**GOAL**
Reproduce exactly, with no pictures, each line from the opening of the material down through the line containing "0.262, 0.28, 0.276]".

**GIVEN DATA**
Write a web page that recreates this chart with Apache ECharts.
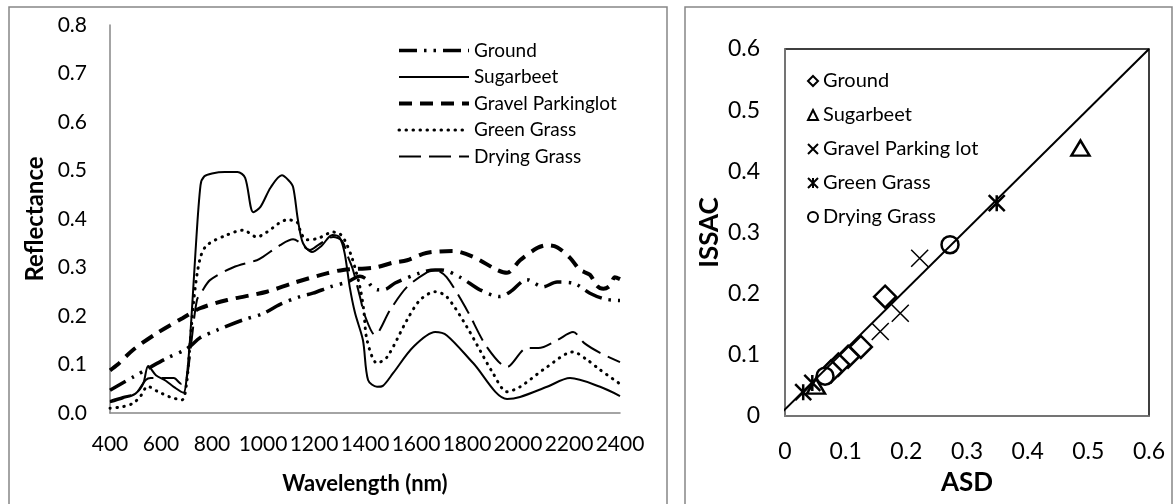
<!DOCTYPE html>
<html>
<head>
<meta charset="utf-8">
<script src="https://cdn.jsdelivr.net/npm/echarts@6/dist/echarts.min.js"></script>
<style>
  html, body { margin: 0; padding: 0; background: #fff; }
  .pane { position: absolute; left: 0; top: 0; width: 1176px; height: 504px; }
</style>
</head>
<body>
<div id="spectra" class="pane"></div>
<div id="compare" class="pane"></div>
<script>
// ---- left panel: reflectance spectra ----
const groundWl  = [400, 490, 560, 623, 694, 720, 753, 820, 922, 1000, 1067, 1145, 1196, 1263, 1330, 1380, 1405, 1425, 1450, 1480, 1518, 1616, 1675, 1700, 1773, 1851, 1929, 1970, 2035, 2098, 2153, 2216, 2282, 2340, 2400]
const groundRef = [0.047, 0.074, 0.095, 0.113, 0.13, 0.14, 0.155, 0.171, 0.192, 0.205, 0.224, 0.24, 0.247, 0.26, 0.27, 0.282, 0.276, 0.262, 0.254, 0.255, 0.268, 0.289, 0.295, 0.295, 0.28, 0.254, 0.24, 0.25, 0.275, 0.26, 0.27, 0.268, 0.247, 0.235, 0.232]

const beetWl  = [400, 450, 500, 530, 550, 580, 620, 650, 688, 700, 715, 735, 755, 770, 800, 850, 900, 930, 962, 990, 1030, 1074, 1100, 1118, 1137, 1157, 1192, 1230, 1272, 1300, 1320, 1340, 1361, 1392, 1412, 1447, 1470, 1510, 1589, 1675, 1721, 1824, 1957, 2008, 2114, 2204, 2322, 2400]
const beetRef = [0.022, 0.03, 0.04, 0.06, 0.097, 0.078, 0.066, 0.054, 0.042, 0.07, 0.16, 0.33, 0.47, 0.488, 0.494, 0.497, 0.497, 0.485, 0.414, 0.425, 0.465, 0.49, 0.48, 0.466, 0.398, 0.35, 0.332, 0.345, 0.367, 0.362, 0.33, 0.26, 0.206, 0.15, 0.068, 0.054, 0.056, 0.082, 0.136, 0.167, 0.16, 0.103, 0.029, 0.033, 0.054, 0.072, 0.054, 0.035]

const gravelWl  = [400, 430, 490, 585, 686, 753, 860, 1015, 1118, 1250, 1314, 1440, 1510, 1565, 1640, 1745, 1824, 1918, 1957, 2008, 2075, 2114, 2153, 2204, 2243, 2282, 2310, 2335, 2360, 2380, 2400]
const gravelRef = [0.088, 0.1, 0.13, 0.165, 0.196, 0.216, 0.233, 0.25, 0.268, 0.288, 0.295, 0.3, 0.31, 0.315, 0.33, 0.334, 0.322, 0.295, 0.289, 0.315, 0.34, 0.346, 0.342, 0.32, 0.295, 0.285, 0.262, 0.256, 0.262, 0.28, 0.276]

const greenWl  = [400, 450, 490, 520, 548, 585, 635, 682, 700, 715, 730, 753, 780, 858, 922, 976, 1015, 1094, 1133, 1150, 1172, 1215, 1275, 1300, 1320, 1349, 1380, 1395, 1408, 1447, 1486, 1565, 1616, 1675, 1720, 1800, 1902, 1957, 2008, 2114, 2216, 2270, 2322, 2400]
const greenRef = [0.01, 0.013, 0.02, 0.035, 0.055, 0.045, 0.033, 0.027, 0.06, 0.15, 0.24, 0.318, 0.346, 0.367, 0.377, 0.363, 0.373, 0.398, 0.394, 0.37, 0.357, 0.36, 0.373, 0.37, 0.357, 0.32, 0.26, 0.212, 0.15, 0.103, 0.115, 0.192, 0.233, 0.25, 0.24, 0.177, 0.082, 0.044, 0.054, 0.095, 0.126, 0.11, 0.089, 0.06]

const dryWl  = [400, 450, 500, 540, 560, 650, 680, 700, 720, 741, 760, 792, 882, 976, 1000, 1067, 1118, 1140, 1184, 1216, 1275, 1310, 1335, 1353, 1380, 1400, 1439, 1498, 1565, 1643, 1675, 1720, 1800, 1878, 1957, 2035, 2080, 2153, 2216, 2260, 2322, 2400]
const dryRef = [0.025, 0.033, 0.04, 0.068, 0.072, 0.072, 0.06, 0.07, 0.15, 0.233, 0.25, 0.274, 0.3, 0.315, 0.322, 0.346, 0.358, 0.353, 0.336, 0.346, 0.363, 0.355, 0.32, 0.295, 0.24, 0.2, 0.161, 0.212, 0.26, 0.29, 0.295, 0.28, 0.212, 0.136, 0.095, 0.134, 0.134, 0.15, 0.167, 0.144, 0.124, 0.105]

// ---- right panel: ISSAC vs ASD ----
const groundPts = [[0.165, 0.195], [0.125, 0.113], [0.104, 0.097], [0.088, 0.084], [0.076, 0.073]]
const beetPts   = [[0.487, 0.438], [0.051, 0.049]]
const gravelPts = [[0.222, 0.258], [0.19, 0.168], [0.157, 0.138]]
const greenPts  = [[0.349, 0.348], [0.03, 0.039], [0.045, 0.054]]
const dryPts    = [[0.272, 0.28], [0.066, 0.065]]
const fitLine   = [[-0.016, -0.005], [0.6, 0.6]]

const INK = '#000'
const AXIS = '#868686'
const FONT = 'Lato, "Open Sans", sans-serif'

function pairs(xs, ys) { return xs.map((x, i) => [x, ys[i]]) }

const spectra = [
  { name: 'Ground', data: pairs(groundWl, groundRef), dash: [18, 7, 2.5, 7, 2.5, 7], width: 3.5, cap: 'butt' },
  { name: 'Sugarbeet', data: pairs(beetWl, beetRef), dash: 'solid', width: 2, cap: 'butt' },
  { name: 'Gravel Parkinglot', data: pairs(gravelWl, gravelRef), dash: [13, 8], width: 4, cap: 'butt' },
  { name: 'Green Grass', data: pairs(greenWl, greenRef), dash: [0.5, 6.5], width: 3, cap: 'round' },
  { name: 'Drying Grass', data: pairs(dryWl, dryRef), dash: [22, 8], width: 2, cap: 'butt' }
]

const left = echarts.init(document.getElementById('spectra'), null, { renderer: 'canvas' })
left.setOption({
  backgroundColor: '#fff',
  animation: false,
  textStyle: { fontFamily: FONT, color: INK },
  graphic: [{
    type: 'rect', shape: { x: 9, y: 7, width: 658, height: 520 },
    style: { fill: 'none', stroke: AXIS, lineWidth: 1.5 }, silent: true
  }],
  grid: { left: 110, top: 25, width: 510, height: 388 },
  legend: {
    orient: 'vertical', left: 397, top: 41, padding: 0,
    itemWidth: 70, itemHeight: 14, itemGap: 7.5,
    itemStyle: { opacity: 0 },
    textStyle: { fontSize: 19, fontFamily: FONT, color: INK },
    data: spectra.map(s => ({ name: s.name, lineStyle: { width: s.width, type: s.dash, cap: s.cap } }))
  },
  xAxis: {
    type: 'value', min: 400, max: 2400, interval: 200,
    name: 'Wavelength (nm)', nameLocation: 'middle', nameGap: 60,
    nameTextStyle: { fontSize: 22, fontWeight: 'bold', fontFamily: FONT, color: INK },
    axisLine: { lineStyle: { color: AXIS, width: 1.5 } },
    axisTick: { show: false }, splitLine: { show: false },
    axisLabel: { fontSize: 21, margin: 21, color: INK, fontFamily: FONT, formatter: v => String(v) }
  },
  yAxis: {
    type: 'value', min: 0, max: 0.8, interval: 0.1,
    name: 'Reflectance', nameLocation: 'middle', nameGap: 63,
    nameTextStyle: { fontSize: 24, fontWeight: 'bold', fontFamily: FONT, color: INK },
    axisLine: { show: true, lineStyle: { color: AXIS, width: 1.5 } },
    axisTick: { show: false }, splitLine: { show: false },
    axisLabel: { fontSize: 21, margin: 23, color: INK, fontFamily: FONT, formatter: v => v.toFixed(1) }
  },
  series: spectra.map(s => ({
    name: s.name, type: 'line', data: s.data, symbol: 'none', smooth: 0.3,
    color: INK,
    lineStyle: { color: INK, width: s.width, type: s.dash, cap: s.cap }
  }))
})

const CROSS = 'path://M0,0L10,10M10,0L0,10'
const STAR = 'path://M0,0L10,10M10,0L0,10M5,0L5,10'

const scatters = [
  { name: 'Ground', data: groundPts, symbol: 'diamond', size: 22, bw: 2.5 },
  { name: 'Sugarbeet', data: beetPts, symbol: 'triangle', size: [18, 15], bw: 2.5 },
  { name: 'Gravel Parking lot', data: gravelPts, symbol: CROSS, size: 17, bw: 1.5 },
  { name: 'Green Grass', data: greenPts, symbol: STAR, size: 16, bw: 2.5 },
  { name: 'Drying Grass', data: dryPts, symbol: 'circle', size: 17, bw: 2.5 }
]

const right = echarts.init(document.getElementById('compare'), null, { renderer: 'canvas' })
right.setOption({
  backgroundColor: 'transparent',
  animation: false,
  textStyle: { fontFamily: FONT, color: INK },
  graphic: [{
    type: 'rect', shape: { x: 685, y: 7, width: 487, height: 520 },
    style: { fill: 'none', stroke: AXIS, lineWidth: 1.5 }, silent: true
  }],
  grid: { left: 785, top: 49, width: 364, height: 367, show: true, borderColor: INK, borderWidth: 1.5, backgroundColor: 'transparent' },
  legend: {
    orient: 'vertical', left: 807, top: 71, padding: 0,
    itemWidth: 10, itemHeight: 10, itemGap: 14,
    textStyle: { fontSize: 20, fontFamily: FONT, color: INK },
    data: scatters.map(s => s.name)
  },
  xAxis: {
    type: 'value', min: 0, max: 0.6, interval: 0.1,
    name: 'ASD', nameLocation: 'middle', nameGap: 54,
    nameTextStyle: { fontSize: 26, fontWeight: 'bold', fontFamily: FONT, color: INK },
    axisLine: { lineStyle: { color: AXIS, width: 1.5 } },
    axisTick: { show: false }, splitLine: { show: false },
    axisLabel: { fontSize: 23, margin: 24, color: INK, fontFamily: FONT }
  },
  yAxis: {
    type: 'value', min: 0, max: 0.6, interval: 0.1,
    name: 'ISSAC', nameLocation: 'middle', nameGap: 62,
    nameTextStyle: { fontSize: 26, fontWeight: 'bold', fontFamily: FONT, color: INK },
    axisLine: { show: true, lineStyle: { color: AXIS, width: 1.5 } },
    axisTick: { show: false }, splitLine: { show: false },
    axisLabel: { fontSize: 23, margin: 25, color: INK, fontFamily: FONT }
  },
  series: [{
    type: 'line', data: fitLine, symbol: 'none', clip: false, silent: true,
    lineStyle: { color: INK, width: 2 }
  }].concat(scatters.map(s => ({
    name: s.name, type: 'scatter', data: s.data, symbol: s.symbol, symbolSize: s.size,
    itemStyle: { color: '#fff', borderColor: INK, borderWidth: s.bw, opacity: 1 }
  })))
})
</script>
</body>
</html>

**WRITTEN SOLUTION**
Write a web page that recreates this chart with Apache ECharts.
<!DOCTYPE html>
<html>
<head>
<meta charset="utf-8">
<script src="https://cdn.jsdelivr.net/npm/echarts@6/dist/echarts.min.js"></script>
<style>
  html, body { margin: 0; padding: 0; background: #fff; }
  .pane { position: absolute; left: 0; top: 0; width: 1176px; height: 504px; }
</style>
</head>
<body>
<div id="spectra" class="pane"></div>
<div id="compare" class="pane"></div>
<script>
// ---- left panel: reflectance spectra ----
const groundWl  = [400, 490, 560, 623, 694, 720, 753, 820, 922, 1000, 1067, 1145, 1196, 1263, 1330, 1380, 1405, 1425, 1450, 1480, 1518, 1616, 1675, 1700, 1773, 1851, 1929, 1970, 2035, 2098, 2153, 2216, 2282, 2340, 2400]
const groundRef = [0.047, 0.074, 0.095, 0.113, 0.13, 0.14, 0.155, 0.171, 0.192, 0.205, 0.224, 0.24, 0.247, 0.26, 0.27, 0.282, 0.276, 0.262, 0.254, 0.255, 0.268, 0.289, 0.295, 0.295, 0.28, 0.254, 0.24, 0.25, 0.275, 0.26, 0.27, 0.268, 0.247, 0.235, 0.232]

const beetWl  = [400, 450, 500, 530, 550, 580, 620, 650, 688, 700, 715, 735, 755, 770, 800, 850, 900, 930, 962, 990, 1030, 1074, 1100, 1118, 1137, 1157, 1192, 1230, 1272, 1300, 1320, 1340, 1361, 1392, 1412, 1447, 1470, 1510, 1589, 1675, 1721, 1824, 1957, 2008, 2114, 2204, 2322, 2400]
const beetRef = [0.022, 0.03, 0.04, 0.06, 0.097, 0.078, 0.066, 0.054, 0.042, 0.07, 0.16, 0.33, 0.47, 0.488, 0.494, 0.497, 0.497, 0.485, 0.414, 0.425, 0.465, 0.49, 0.48, 0.466, 0.398, 0.35, 0.332, 0.345, 0.367, 0.362, 0.33, 0.26, 0.206, 0.15, 0.068, 0.054, 0.056, 0.082, 0.136, 0.167, 0.16, 0.103, 0.029, 0.033, 0.054, 0.072, 0.054, 0.035]

const gravelWl  = [400, 430, 490, 585, 686, 753, 860, 1015, 1118, 1250, 1314, 1440, 1510, 1565, 1640, 1745, 1824, 1918, 1957, 2008, 2075, 2114, 2153, 2204, 2243, 2282, 2310, 2335, 2360, 2380, 2400]
const gravelRef = [0.088, 0.1, 0.13, 0.165, 0.196, 0.216, 0.233, 0.25, 0.268, 0.288, 0.295, 0.3, 0.31, 0.315, 0.33, 0.334, 0.322, 0.295, 0.289, 0.315, 0.34, 0.346, 0.342, 0.32, 0.295, 0.285, 0.262, 0.256, 0.262, 0.28, 0.276]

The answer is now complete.